Siyasetçilerin destekçileri olan küresel sermaye bu aşamada devreye girerek gerek kendisinin kurduğu gerekse de maddi olarak desteklediği medya kuruluşları aracılığıyla toplumları kendi hedefleri ve programları doğrultusunda bilgilendirmeye(!) başlamışlardır.
Kendi ülkesindeki insanlar üzerindeki kurdukları egemenliği küresel egemenlik için yeterli görmeyen çağdaş demokratik devletlerin yöneticileri medyayı adeta silahlı bir güç olarak görmüşler ve bu doğrultuda yaptıkları çalışmalarla az gelişmiş ülkelerin iktidarlarını değiştirdikleri gibi insanların hayat tarzlarından ekonomilerine, inançlarından örf ve adetlerine kadar her şeyi değiştirmeye çalışmışlardır.
Küresel şirketlerin medyası eliyle insanlar haber aldıklarını yani bilgilendiklerini zannederken aslında şimdilerde adı algı yönetimi olan türlü şekillerdeki manipülasyonlara maruz kalmış ve vatandaşlıktan bireyliğe terfi ettirdikleri insanların içinde yaşadıkları toplumla bütünleşme veya toplumsal hayata uyum sağlamaları adına her türlü kolaylığı(!) da sağlamışlardır.
Bu aşamada medyanın haber verme işlevi önce eğlendirme sonra toplumsallaştırma işlevine dönüşürken asıl tehlike olan kamuoyu oluşturma ve gündem belirleme işlevi ise insanlara daha tehlikesiz ve daha sevimli olarak gösterilen eğitim ve farkındalık oluşturma gibi sözlerle perdelenmeye çalışılmıştır.
Toplumda eğitim söz konusu olduğunda ve eğitim işlevinin Türkiye gibi kalkınmakta olan üçüncü dünya ülkelerinde devletin yaygın eğitim kurumlarınca yeterince verilmediğinin ifade edildiği toplumlarda irikıyım medya kuruluşlarınca yapılmaya başlanınca en başta yerle bir edilen mefhum toplumsal ahlak olmaktadır.
İnsanların ilk ahlaki eğitimlerini aldıkları aile ortamı ve eğitim gördüğü okul ile yakın çevre olarak kabul edilen aile ve arkadaş grupları ile iş ortamından aldıkları bilgileri altüst edecek şekilde 180 derece ters bir şekilde kesişen medya kişisel ve toplumsal ahlakı meşhur tabirle beşikte mezara kadar olacak bir şekilde düzenlemeye çalışmaktadır.

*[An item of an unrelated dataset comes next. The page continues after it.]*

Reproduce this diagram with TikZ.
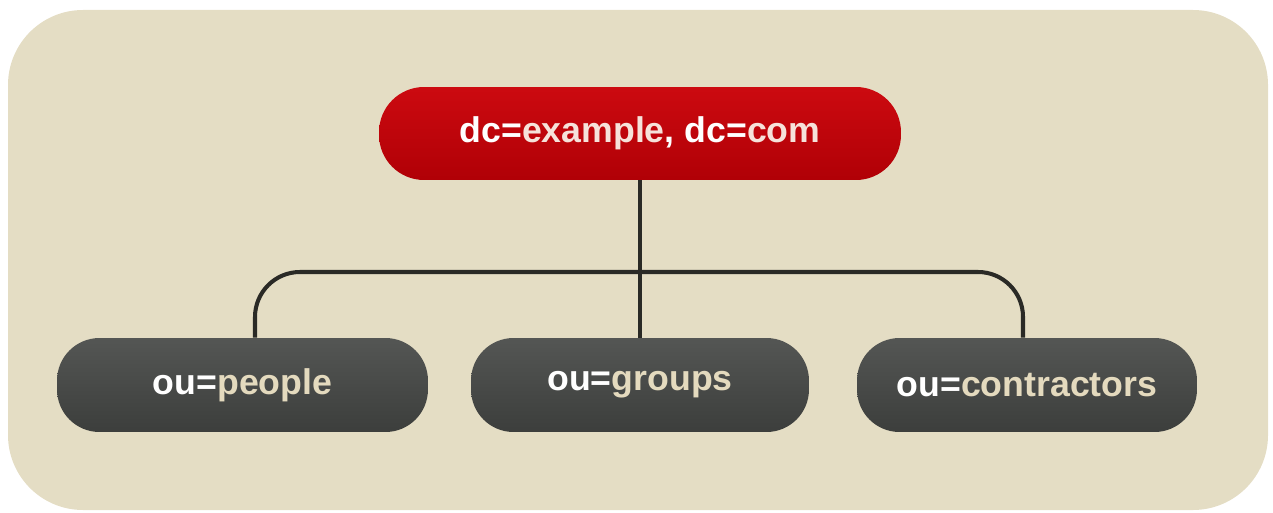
\documentclass[tikz,border=0pt]{standalone}
\usepackage{fontspec}
\setmainfont{Liberation Sans}
\definecolor{bg}{HTML}{E4DDC4}
\definecolor{rootredtop}{HTML}{CC0A10}
\definecolor{rootredbot}{HTML}{B00006}
\definecolor{childtop}{HTML}{545654}
\definecolor{childbot}{HTML}{3C3E3C}
\definecolor{linec}{HTML}{2A2A26}
\definecolor{beigetxt}{HTML}{E4DABE}
\definecolor{pinktxt}{HTML}{F6E2DA}
\tikzset{
  x=0.02cm, y=-0.02cm,
  boxbase/.style={rounded corners=0.9cm, inner sep=0pt, font=\fontsize{20.3}{24}\selectfont\bfseries, text=white},
  rootbox/.style={boxbase, top color=rootredtop, bottom color=rootredbot, minimum width=10.44cm, minimum height=1.86cm},
  childbox/.style={boxbase, rounded corners=0.85cm, top color=childtop, bottom color=childbot, minimum height=1.88cm},
  conn/.style={draw=linec, line width=2.3pt, rounded corners=0.9cm}
}
\begin{document}
\begin{tikzpicture}
\useasboundingbox (0,0) rectangle (1273,513);
\fill[bg, rounded corners=1.5cm] (8,10) rectangle (1268,510);
\node[rootbox] (root) at (640,133.5) {dc=\textcolor{pinktxt}{example}, dc=\textcolor{pinktxt}{com}};
\node[childbox, minimum width=7.42cm] (people) at (242.5,385) {ou=\textcolor{beigetxt}{people}};
\node[childbox, minimum width=6.76cm] (groups) at (640,385) {ou=\textcolor{beigetxt}{groups}};
\node[childbox, minimum width=6.8cm] (contractors) at (1027,385) {ou=\textcolor{beigetxt}{contractors}};
\coordinate (pj) at (255,272);
\coordinate (cj) at (1023,272);
\draw[conn] (people.north -| pj) -- (pj) -- (cj) -- (contractors.north -| cj);
\draw[draw=linec, line width=2.3pt] (root.south) -- (groups.north);
\end{tikzpicture}
\end{document}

Türkiye gibi bireyi ve ailesi ile çok hızlı bir değişim ve dönüşüm süreci yaşamış olan toplumlarda ailesinden aldığı ahlak bilgileri bir yana devlet eliyle ilkokuldan itibaren dayatılan ve çoğunlukla aileden gelen kişisel değer yargılarıyla çatıştığı için kişisel iç atışmaya dönen zihinsel yapı tam da medyanın yerleştirmek istediği çağdaş ve evrensel değerleri kabule hazır hale gelmektedir.
Artık birey için bu aşamada ne dini inançları, ne milli kültürü ne de ulusal değerler eskisi kadar önemli olmakta tabiri caiz ise esiri olduğu medya tarafından bireyin hatta tüm toplumun değer yargılarını medya biçimlendirmektedir.

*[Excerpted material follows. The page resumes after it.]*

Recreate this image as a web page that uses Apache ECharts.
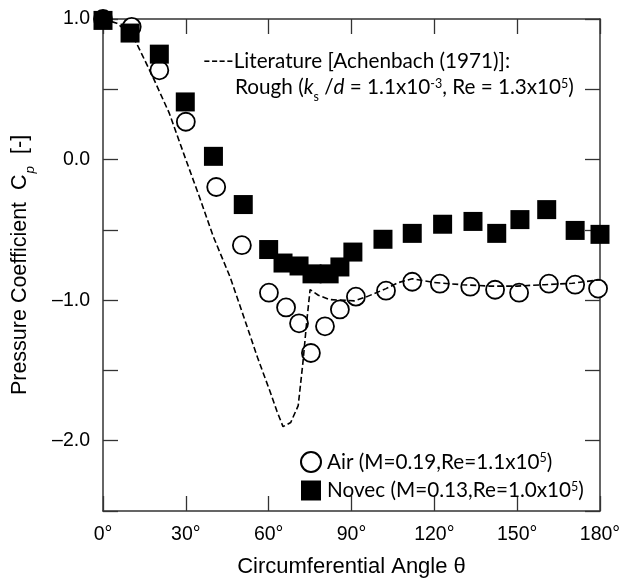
<!DOCTYPE html>
<html>
<head>
<meta charset="utf-8">
<script src="https://cdn.jsdelivr.net/npm/echarts@6/dist/echarts.min.js"></script>
<style>
  html, body { margin: 0; padding: 0; background: #fff; }
  #chart { width: 627px; height: 583px; }
</style>
</head>
<body>
<div id="chart"></div>
<script>
// Pressure coefficient around a circular cylinder vs circumferential angle

// Air measurements (angle in degrees, Cp)
const airAngle = [0, 10.4, 20.4, 30, 41, 50.3, 60.1, 66.3, 71, 75.3, 80.4, 85.8, 91.6, 102.5, 112, 122, 133, 142, 150.7, 161.5, 171, 179.3];
const airCp    = [1.0, 0.944, 0.635, 0.269, -0.195, -0.609, -0.947, -1.052, -1.165, -1.376, -1.186, -1.066, -0.975, -0.933, -0.869, -0.883, -0.904, -0.926, -0.947, -0.883, -0.89, -0.918];

// Novec measurements
const novecAngle = [0, 9.8, 20.4, 29.8, 40, 50.8, 60, 65.2, 71, 75.7, 81.9, 85.8, 90.5, 101.4, 112, 123, 134, 142.6, 151, 160.7, 171, 180];
const novecCp    = [0.99, 0.90, 0.75, 0.41, 0.023, -0.32, -0.64, -0.736, -0.757, -0.813, -0.813, -0.764, -0.658, -0.567, -0.525, -0.46, -0.44, -0.525, -0.427, -0.356, -0.504, -0.532];

// Achenbach (1971), rough cylinder, ks/d = 1.1e-3, Re = 1.3e5
const litAngle = [0, 5, 11, 18, 24, 30, 35, 40, 46, 51, 56, 60.5, 63, 65.2, 68, 70.7, 72.4, 73.8, 75, 78, 82, 86, 91, 95.6, 102.5, 107, 112, 120, 130, 140, 150, 160, 170, 180];
const litCp    = [1.0, 0.97, 0.874, 0.59, 0.33, 0.0, -0.27, -0.55, -0.834, -1.12, -1.41, -1.65, -1.79, -1.90, -1.87, -1.75, -1.445, -1.15, -0.925, -0.965, -0.996, -1.0, -1.005, -0.975, -0.918, -0.875, -0.848, -0.875, -0.89, -0.9, -0.9, -0.89, -0.88, -0.855];

// Axis tick values
const xTicks = [0, 30, 60, 90, 120, 150, 180];
const yLabels = { '1': '1.0', '0': '0.0', '-1': '\u20131.0', '-2': '\u20132.0' };

const AIR_NAME = 'Air';
const NOVEC_NAME = 'Novec';

const zip = (a, b) => a.map((v, i) => [v, b[i]]);

const axisColor = '#333';
const sansFont = '"Liberation Sans", Arial, sans-serif';
const noteFont = 'Lato, "Open Sans", sans-serif';
const noteSize = 20.7;

const chart = echarts.init(document.getElementById('chart'), null, { renderer: 'canvas' });

const tickCommon = { show: true, inside: true, length: 15, lineStyle: { color: axisColor, width: 1.3 } };
const lineCommon = { show: true, onZero: false, lineStyle: { color: axisColor, width: 1.5 } };

chart.setOption({
  animation: false,
  backgroundColor: '#fff',
  grid: { left: 103, right: 27, top: 19, bottom: 66, containLabel: false },
  xAxis: [
    {
      type: 'value', min: 0, max: 180, interval: 30,
      axisLine: lineCommon,
      axisTick: tickCommon,
      splitLine: { show: false },
      axisLabel: {
        margin: 14, color: '#000', fontFamily: sansFont, fontSize: 19.5,
        formatter: v => (xTicks.includes(v) ? v + '\u00b0' : '')
      },
      name: 'Circumferential Angle \u03b8',
      nameLocation: 'middle', nameGap: 45,
      nameTextStyle: { color: '#000', fontFamily: sansFont, fontSize: 22 }
    },
    {
      type: 'value', position: 'top', min: 0, max: 180, interval: 30,
      axisLine: lineCommon,
      axisTick: tickCommon, axisLabel: { show: false }, splitLine: { show: false }
    }
  ],
  yAxis: [
    {
      type: 'value', min: -2.5, max: 1.0, interval: 0.5,
      axisLine: lineCommon,
      axisTick: tickCommon,
      splitLine: { show: false },
      axisLabel: {
        margin: 13, color: '#000', fontFamily: sansFont, fontSize: 19.5,
        formatter: v => (yLabels[String(v)] !== undefined ? yLabels[String(v)] : '')
      },
      name: '{t|Pressure Coefficient  C}{s|p}{t|  [-]}',
      nameLocation: 'middle', nameGap: 72, nameRotate: 90,
      nameTextStyle: {
        color: '#000', fontFamily: sansFont, fontSize: 21.5,
        rich: {
          t: { fontFamily: sansFont, fontSize: 21.5, color: '#000' },
          s: { fontFamily: sansFont, fontSize: 13.5, fontStyle: 'italic', color: '#000', verticalAlign: 'bottom', padding: [0, 0, -6, 1] }
        }
      }
    },
    {
      type: 'value', position: 'right', min: -2.5, max: 1.0, interval: 0.5,
      axisLine: lineCommon,
      axisTick: tickCommon, axisLabel: { show: false }, splitLine: { show: false }
    }
  ],
  legend: {
    left: 295, top: 446, orient: 'vertical', itemGap: 7,
    itemWidth: 20, itemHeight: 20,
    data: [AIR_NAME, NOVEC_NAME],
    formatter: name => name === AIR_NAME
      ? '{n|Air (M=0.19,Re=1.1x10}{p|5}{n|)}'
      : '{n|Novec (M=0.13,Re=1.0x10}{p|5}{n|)}',
    textStyle: {
      color: '#000', fontFamily: noteFont, fontSize: noteSize, padding: [0, 0, 0, 1],
      rich: {
        n: { fontFamily: noteFont, fontSize: noteSize, color: '#000' },
        p: { fontFamily: noteFont, fontSize: 12.5, color: '#000', verticalAlign: 'top', padding: [0, 0, 7, 0] }
      }
    }
  },
  graphic: [
    {
      type: 'text', left: 203, top: 51, silent: true,
      style: {
        text: '----Literature [Achenbach (1971)]:',
        font: noteSize + 'px ' + noteFont, fill: '#000'
      }
    },
    {
      type: 'text', left: 235, top: 77, silent: true,
      style: {
        text: '{n|Rough (}{i|k}{s|s}{n| /}{i|d}{n| = 1.1x10}{p|-3}{n|, Re = 1.3x10}{p|5}{n|)}',
        font: noteSize + 'px ' + noteFont, fill: '#000',
        rich: {
          n: { font: noteSize + 'px ' + noteFont, fill: '#000' },
          i: { font: 'italic ' + noteSize + 'px ' + noteFont, fill: '#000' },
          s: { font: '12.5px ' + noteFont, fill: '#000', verticalAlign: 'bottom', padding: [0, 0, -5, 0] },
          p: { font: '12.5px ' + noteFont, fill: '#000', verticalAlign: 'top', padding: [0, 0, 7, 0] }
        }
      }
    }
  ],
  series: [
    {
      name: AIR_NAME, type: 'scatter', symbol: 'circle', symbolSize: 18,
      data: zip(airAngle, airCp),
      itemStyle: { color: '#fff', borderColor: '#000', borderWidth: 1.8, opacity: 1 },
      z: 2
    },
    {
      name: NOVEC_NAME, type: 'scatter', symbol: 'rect', symbolSize: 19,
      data: zip(novecAngle, novecCp),
      itemStyle: { color: '#000', opacity: 1 },
      z: 3
    },
    {
      name: 'Achenbach', type: 'line', symbol: 'none', smooth: false,
      data: zip(litAngle, litCp),
      lineStyle: { color: '#000', width: 1.6, type: [6, 3] },
      z: 4
    }
  ]
});
</script>
</body>
</html>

Denetlemesi gereken iktidarların ekonomik ve siyasal kararlarındaki hatalı ve yanlış kararları ifşa etmek yerine her gün saatlerce kadına karşı ayrımcılığın vurgulanması adına aile içi kavgalar ve çocuk istismarı teşhir edilmekte, dini değerleri istismar edenlerin teşhiri adına ise dini değerlerin yıpratılmasına hizmet edilmektedir.
Sonuç olarak egemen güçlerce yönetilen devletlerin düşünce kuruluşları veya askeri siyasi kurumlarının danışmanlarınca diğer ülkelerin hegemonya altına alınmasına yönelik olarak üretilen çağdaş küresel dinsiz insanlık ahlakının sosyal medya ve televizyon dizileri aracılığıyla öğretilmeye çalışıldığı bir dönemi yaşıyoruz.
FARKINDA MISINIZ?
“Geleneksel toplumsal kimliğimiz ve gücümüz, her geçen gün medya ve sosyal iletişim araçlarının orantısız büyüyen saldırıları karşısında gittikçe azalmaktadır.”